ND Expert: Anti-Christian vandalism in Jerusalem should 'challenge simplistic ideas'

Author: Michael O. Garvey

Gabriel Said Reynolds Gabriel Said Reynolds

A recent spate of vandalism on church buildings in Jerusalem should “challenge the simplistic ideas of certain Christian supporters of Israel who imagine that Christians and Jews are natural allies against a dangerous Arab enemy,” according to Gabriel Said Reynolds, professor of Islamic studies and theology at the University of Notre Dame.

Earlier this week, vandals spray-painted “Death to Arabs and Christians” in Hebrew on the Vatican’s Notre Dame Centre in Jerusalem’s Old City. On Thursday night (May 8), similar graffiti was written on a wall close to a Romanian Orthodox church. Pope Francis is due to stay at the Notre Dame Centre during his two-day trip to Jerusalem and Bethlehem later this month. The Notre Dame Centre is not affiliated with the University.

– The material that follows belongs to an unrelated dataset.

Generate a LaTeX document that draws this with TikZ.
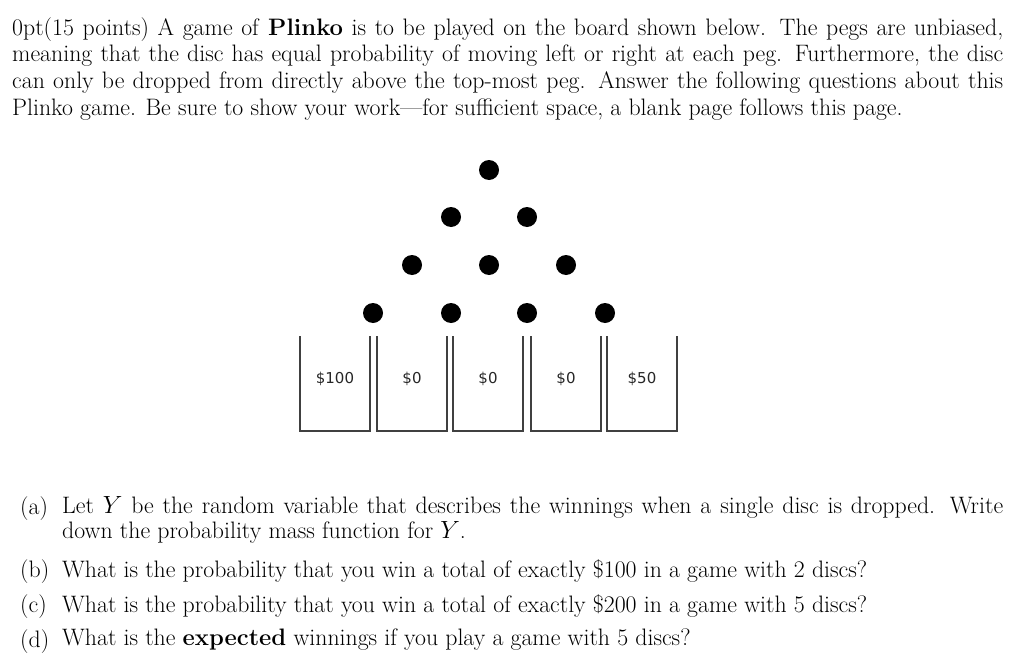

“These two incidents of anti-Christian graffiti this week reveal the complications in Israeli society,” Reynolds said. “The Israeli government is eager to use the upcoming visit of Pope Francis to improve its image internationally, while militant elements connected to the settler movement are eager to undermine that visit.”

Reynolds, whose scholarship largely concerns interactions between Christians and Muslims, said that “the Church can use these incidents of vandalism to shine light both on similar acts of vandalism against mosques and Muslim homes and on the precarious situation of Christians in the Holy Land and throughout the Middle East.”

A leader of an international effort to form an independent association of Qu’ranic scholars, Reynolds is at work on a book on “The Qurʾan and the Bible: A Guide to the Qurʾan’s Relationship with Biblical Tradition.”